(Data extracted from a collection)
-- Begin --
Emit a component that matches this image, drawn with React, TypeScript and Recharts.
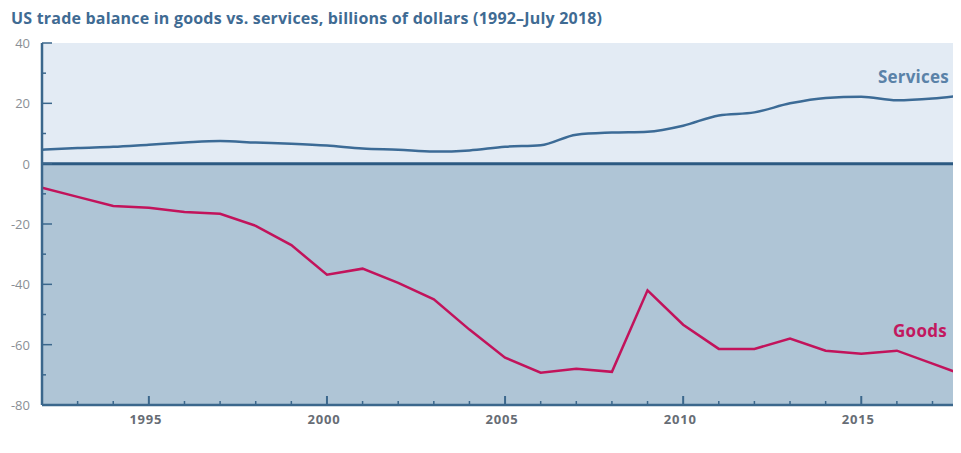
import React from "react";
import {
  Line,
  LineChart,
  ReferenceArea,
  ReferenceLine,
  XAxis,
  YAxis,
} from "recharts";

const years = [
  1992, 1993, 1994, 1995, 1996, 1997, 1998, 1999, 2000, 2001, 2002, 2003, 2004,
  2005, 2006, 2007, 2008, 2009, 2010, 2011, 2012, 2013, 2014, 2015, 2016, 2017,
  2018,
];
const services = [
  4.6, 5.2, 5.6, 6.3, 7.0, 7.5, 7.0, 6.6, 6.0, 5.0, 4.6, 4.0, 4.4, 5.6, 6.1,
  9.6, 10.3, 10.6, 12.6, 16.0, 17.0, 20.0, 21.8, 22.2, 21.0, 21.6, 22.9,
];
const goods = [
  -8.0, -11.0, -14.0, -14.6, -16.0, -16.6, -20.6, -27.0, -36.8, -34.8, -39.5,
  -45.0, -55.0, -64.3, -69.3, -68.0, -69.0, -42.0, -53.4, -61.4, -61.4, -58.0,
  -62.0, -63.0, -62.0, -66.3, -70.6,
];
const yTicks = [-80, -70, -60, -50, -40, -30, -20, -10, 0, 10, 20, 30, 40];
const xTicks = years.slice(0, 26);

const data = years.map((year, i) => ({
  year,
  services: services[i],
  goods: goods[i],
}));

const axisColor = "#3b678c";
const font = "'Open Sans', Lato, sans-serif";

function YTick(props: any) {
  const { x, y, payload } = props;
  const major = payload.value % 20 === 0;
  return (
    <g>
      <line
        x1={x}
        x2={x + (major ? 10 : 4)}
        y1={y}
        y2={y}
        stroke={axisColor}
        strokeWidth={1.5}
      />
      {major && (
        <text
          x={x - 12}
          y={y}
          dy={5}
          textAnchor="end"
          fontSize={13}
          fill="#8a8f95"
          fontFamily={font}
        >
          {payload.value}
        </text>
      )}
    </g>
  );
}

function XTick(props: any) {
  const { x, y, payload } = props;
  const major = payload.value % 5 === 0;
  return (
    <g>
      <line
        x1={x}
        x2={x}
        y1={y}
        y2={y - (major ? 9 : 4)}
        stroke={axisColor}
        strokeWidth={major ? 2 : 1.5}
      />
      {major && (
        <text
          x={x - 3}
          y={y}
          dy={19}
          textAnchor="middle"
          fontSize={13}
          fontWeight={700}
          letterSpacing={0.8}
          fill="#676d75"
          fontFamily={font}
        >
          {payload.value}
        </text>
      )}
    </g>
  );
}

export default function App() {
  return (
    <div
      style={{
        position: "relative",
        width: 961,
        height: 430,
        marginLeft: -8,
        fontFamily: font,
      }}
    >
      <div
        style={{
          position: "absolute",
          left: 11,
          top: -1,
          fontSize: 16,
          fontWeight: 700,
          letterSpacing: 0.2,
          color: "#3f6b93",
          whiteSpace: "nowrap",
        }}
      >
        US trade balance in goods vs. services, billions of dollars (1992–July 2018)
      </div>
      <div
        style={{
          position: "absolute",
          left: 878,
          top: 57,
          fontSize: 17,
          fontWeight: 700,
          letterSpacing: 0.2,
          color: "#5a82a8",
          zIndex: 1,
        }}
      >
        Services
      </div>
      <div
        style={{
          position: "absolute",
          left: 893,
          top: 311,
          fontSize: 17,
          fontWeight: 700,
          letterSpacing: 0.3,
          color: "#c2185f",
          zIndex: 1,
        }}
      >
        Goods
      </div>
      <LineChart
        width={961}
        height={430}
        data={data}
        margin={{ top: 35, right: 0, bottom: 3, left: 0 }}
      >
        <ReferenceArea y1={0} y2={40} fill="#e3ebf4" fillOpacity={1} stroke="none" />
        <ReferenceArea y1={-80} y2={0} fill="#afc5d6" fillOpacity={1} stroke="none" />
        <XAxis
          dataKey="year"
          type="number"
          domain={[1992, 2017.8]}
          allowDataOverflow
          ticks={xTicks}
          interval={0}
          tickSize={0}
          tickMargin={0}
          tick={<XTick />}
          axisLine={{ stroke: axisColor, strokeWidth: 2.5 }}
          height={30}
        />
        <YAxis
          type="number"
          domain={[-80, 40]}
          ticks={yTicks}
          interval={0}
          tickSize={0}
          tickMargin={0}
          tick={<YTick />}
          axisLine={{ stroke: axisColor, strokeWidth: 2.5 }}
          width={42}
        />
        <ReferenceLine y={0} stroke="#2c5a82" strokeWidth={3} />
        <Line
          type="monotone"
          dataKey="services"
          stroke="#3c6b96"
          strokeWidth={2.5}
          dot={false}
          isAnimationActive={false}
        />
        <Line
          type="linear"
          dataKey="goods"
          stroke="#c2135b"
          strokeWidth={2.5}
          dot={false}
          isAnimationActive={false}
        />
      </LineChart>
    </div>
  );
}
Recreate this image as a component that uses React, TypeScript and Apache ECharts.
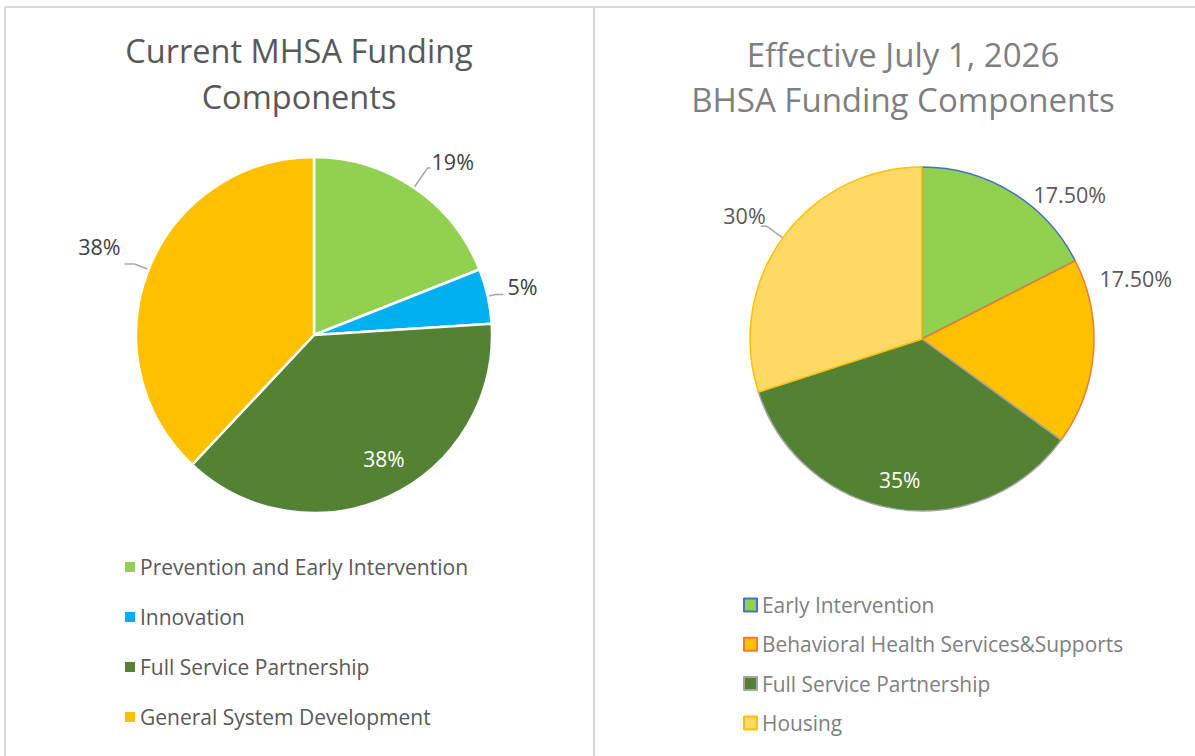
-- End --
__Exercise goal__.
Are you able to set down all the lines above exactly, without any pictures?

__Answer to this task__.
Emit a component that matches this image, drawn with React, TypeScript and Recharts.
import React from "react";
import {
  Line,
  LineChart,
  ReferenceArea,
  ReferenceLine,
  XAxis,
  YAxis,
} from "recharts";

const years = [
  1992, 1993, 1994, 1995, 1996, 1997, 1998, 1999, 2000, 2001, 2002, 2003, 2004,
  2005, 2006, 2007, 2008, 2009, 2010, 2011, 2012, 2013, 2014, 2015, 2016, 2017,
  2018,
];
const services = [
  4.6, 5.2, 5.6, 6.3, 7.0, 7.5, 7.0, 6.6, 6.0, 5.0, 4.6, 4.0, 4.4, 5.6, 6.1,
  9.6, 10.3, 10.6, 12.6, 16.0, 17.0, 20.0, 21.8, 22.2, 21.0, 21.6, 22.9,
];
const goods = [
  -8.0, -11.0, -14.0, -14.6, -16.0, -16.6, -20.6, -27.0, -36.8, -34.8, -39.5,
  -45.0, -55.0, -64.3, -69.3, -68.0, -69.0, -42.0, -53.4, -61.4, -61.4, -58.0,
  -62.0, -63.0, -62.0, -66.3, -70.6,
];
const yTicks = [-80, -70, -60, -50, -40, -30, -20, -10, 0, 10, 20, 30, 40];
const xTicks = years.slice(0, 26);

const data = years.map((year, i) => ({
  year,
  services: services[i],
  goods: goods[i],
}));

const axisColor = "#3b678c";
const font = "'Open Sans', Lato, sans-serif";

function YTick(props: any) {
  const { x, y, payload } = props;
  const major = payload.value % 20 === 0;
  return (
    <g>
      <line
        x1={x}
        x2={x + (major ? 10 : 4)}
        y1={y}
        y2={y}
        stroke={axisColor}
        strokeWidth={1.5}
      />
      {major && (
        <text
          x={x - 12}
          y={y}
          dy={5}
          textAnchor="end"
          fontSize={13}
          fill="#8a8f95"
          fontFamily={font}
        >
          {payload.value}
        </text>
      )}
    </g>
  );
}

function XTick(props: any) {
  const { x, y, payload } = props;
  const major = payload.value % 5 === 0;
  return (
    <g>
      <line
        x1={x}
        x2={x}
        y1={y}
        y2={y - (major ? 9 : 4)}
        stroke={axisColor}
        strokeWidth={major ? 2 : 1.5}
      />
      {major && (
        <text
          x={x - 3}
          y={y}
          dy={19}
          textAnchor="middle"
          fontSize={13}
          fontWeight={700}
          letterSpacing={0.8}
          fill="#676d75"
          fontFamily={font}
        >
          {payload.value}
        </text>
      )}
    </g>
  );
}

export default function App() {
  return (
    <div
      style={{
        position: "relative",
        width: 961,
        height: 430,
        marginLeft: -8,
        fontFamily: font,
      }}
    >
      <div
        style={{
          position: "absolute",
          left: 11,
          top: -1,
          fontSize: 16,
          fontWeight: 700,
          letterSpacing: 0.2,
          color: "#3f6b93",
          whiteSpace: "nowrap",
        }}
      >
        US trade balance in goods vs. services, billions of dollars (1992–July 2018)
      </div>
      <div
        style={{
          position: "absolute",
          left: 878,
          top: 57,
          fontSize: 17,
          fontWeight: 700,
          letterSpacing: 0.2,
          color: "#5a82a8",
          zIndex: 1,
        }}
      >
        Services
      </div>
      <div
        style={{
          position: "absolute",
          left: 893,
          top: 311,
          fontSize: 17,
          fontWeight: 700,
          letterSpacing: 0.3,
          color: "#c2185f",
          zIndex: 1,
        }}
      >
        Goods
      </div>
      <LineChart
        width={961}
        height={430}
        data={data}
        margin={{ top: 35, right: 0, bottom: 3, left: 0 }}
      >
        <ReferenceArea y1={0} y2={40} fill="#e3ebf4" fillOpacity={1} stroke="none" />
        <ReferenceArea y1={-80} y2={0} fill="#afc5d6" fillOpacity={1} stroke="none" />
        <XAxis
          dataKey="year"
          type="number"
          domain={[1992, 2017.8]}
          allowDataOverflow
          ticks={xTicks}
          interval={0}
          tickSize={0}
          tickMargin={0}
          tick={<XTick />}
          axisLine={{ stroke: axisColor, strokeWidth: 2.5 }}
          height={30}
        />
        <YAxis
          type="number"
          domain={[-80, 40]}
          ticks={yTicks}
          interval={0}
          tickSize={0}
          tickMargin={0}
          tick={<YTick />}
          axisLine={{ stroke: axisColor, strokeWidth: 2.5 }}
          width={42}
        />
        <ReferenceLine y={0} stroke="#2c5a82" strokeWidth={3} />
        <Line
          type="monotone"
          dataKey="services"
          stroke="#3c6b96"
          strokeWidth={2.5}
          dot={false}
          isAnimationActive={false}
        />
        <Line
          type="linear"
          dataKey="goods"
          stroke="#c2135b"
          strokeWidth={2.5}
          dot={false}
          isAnimationActive={false}
        />
      </LineChart>
    </div>
  );
}
Recreate this image as a component that uses React, TypeScript and Apache ECharts.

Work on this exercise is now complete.